What do you think about that?
On modern piano music like shostakovich debussy ravel bartok unmarked notes play non legato?
I did not understand the difference of notation for piano
What must ı do?


----------



## danae

MasterofHArmony said:


> What must ı do?


Find a decent teacher. You can't learn the piano by yourself, especially when you 're a beginner.

As for the non legato playing, 2 things:

1. Ravel, Bartok and all the other 20th century composers you mentioned write exactly what they mean. If you see no slur above the notes in a Bartok score (for instance), then he wants them played non legato.

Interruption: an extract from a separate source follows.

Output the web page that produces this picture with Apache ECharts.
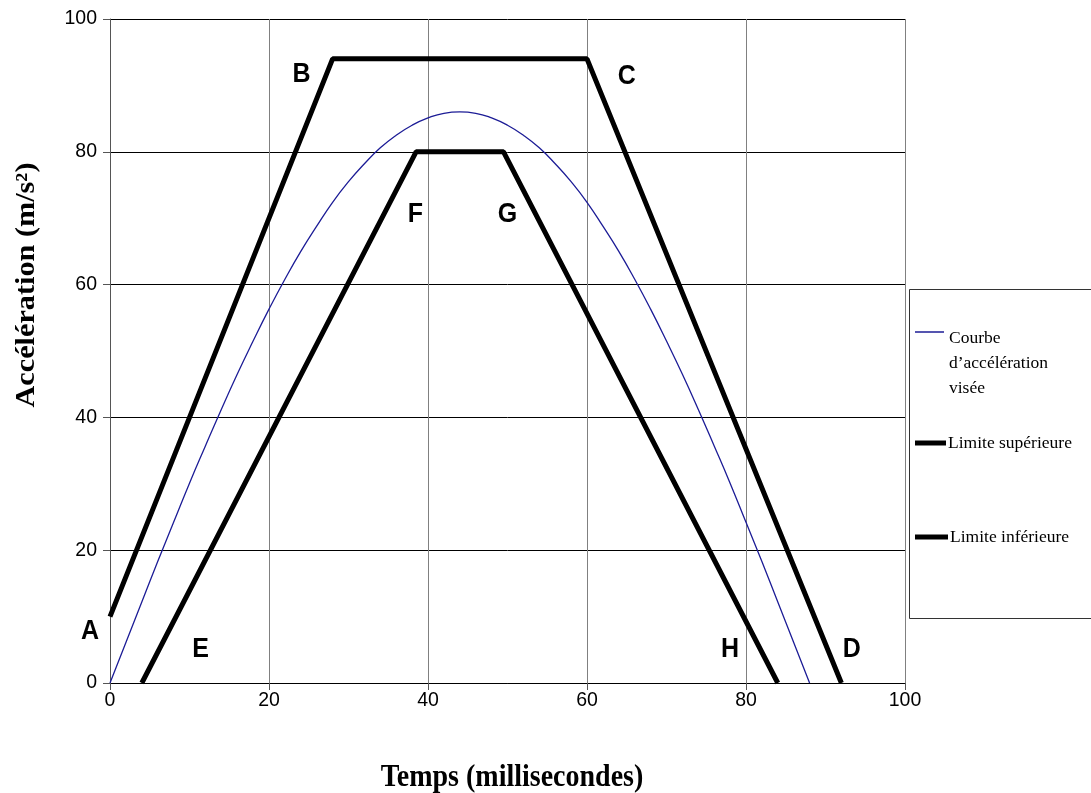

2. Typically, earlier keyboard works, such as works by J. S Bach for example, don't use so much detail in notation. So you just have to do what is best suited to the era in which the works belong. When you're playing Bach, it's not stylistically right, for instance, to use a lot of sustain pedal, in combination with tempo rubato a la Chopin.


----------



## MasterofHArmony

*Im studying composition for 4 years in consevatuvary in turkey.I encounter some problems with piano playing in classical age.Some pianist like czerny and clementi in this era say that we must play unmarked notes legato until they have marks on it.But virtuoso and theorist like daniel gottlob turk ,marpurg ext when notes unmarked we must play non legato with small silent.What must ı do when ı play pinao romantic age,classical age,moden age there must be argument on piano playing.but ı cant find argument.Please help me.Im thinking about two month on this problem.*


----------



## Ben

Well, you should remember that Czerny and Clementi's teachings are centuries old, and have partly expired due to both the evolution of notation technique and the anatomy of the piano itself. Notation technique has continued to develop to the present day and achieving a perfect, unmistakable accuracy is still an art that even the greatest composers have struggled to master.

Personally, I consider the era or style of the piece when interpreting piano notation. For example, If I play a piece by Prokofiev I know that the absence of a slur almost always distinctively means _non legato_. This because I know Prokofiev is a 20th century composer, and usually extremely precise and considerate in his writing. On the contrary, Mozart's notation is a completely different matter. Less embellished, and his music is so stylistically consistent that common sense is often enough to establish an idea of how the notes should be approached.

I haven't come across any litterature that comprehensively covers this area, but I'm sure it exists if you search for it in your library!


----------



## Kuntster

I agree that there is really not alot of literature on notation. The best thing to do like stated above is have a decent teacher. 
2) listen, listen, listen. . . Listen to as many recordings as possible until you find one that just strikes you and your technique. Everyone's technique is different and everyone will have a different interpretation. 
-If you believe Bach should be played legato then do it, I don't suggest it, but someone might like it. 

Always start with a good edition. You know that there are so many editors out there that over articulate the music. It's rather disgusting to think that an editor can control the nuances in the music. The TRUE artist is the only one that can control that.


----------